▶ BRIEF
Look below for the line containing "Generate a Python"; from there through the line containing "from matplotlib.ticker import", both lines included, please set down each line exactly and nothing else.

▶ MATERIAL TO PROCESS
_ _ _ _

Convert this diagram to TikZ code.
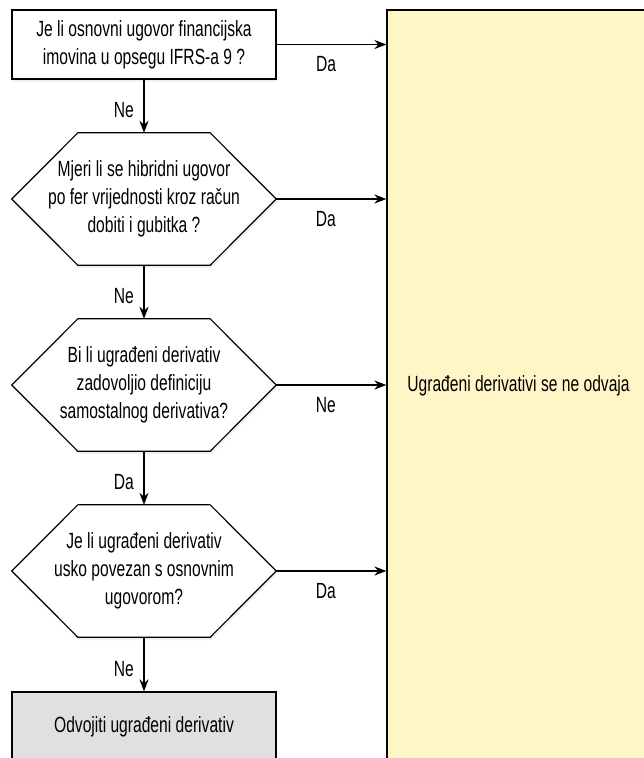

_ _ _ _

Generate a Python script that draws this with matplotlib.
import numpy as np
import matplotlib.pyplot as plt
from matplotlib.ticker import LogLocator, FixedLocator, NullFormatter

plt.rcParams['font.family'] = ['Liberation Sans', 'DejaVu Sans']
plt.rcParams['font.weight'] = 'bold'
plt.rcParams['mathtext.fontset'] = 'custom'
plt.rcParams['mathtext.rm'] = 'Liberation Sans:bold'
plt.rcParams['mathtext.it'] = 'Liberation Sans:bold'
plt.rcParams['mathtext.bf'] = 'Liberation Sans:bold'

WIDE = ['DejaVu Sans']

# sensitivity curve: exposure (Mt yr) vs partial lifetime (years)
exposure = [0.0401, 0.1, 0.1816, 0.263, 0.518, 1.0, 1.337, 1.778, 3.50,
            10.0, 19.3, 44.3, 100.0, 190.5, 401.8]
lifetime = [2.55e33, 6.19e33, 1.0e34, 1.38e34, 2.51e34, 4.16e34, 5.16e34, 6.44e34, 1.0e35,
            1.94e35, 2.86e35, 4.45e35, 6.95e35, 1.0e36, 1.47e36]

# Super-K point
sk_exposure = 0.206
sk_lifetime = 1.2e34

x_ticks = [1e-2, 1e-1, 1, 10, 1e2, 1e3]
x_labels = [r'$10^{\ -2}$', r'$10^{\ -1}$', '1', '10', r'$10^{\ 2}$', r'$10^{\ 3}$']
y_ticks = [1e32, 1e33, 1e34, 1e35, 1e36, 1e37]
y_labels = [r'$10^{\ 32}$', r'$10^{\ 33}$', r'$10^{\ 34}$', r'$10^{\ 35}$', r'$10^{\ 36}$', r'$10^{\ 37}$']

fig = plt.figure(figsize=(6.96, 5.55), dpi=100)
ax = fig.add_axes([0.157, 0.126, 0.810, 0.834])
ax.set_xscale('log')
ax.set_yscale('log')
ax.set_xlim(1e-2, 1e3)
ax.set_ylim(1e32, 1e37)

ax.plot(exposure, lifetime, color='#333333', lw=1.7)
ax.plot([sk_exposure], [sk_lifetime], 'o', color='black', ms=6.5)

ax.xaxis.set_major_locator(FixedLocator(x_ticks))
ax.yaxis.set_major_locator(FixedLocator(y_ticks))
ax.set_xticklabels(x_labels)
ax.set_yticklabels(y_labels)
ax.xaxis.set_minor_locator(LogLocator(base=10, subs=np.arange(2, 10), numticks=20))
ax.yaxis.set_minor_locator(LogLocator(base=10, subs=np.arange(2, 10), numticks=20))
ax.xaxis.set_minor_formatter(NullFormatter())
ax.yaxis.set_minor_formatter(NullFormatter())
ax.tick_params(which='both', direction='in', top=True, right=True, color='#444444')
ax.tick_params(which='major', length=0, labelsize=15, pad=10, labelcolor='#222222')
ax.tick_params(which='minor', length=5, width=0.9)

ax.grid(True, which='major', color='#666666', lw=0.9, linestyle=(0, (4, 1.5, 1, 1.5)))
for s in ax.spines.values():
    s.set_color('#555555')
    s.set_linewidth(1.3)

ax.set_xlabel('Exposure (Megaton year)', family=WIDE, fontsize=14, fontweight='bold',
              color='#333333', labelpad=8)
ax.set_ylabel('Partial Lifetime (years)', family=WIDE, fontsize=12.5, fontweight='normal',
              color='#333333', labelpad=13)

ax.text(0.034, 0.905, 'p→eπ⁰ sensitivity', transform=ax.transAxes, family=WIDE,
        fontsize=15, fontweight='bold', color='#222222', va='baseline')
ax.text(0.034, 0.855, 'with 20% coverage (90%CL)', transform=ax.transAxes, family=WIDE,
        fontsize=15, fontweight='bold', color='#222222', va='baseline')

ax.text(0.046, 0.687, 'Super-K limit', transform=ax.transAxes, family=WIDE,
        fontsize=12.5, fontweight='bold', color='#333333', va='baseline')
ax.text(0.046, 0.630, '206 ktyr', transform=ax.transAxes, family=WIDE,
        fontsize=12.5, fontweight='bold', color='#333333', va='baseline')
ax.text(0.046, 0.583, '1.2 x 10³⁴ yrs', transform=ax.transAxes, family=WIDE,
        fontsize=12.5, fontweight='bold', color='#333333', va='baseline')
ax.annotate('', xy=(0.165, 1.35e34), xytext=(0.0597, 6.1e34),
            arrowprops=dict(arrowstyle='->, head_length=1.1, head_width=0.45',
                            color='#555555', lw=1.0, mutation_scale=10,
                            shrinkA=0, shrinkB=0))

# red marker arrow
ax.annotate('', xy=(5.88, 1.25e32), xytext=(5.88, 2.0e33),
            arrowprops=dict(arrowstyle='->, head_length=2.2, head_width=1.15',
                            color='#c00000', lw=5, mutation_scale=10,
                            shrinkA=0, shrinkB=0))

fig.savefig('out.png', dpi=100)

_ _ _ _

▶ EXERCISE ANSWER
Generate a Python script that draws this with matplotlib.
import numpy as np
import matplotlib.pyplot as plt
from matplotlib.ticker import LogLocator, FixedLocator, NullFormatter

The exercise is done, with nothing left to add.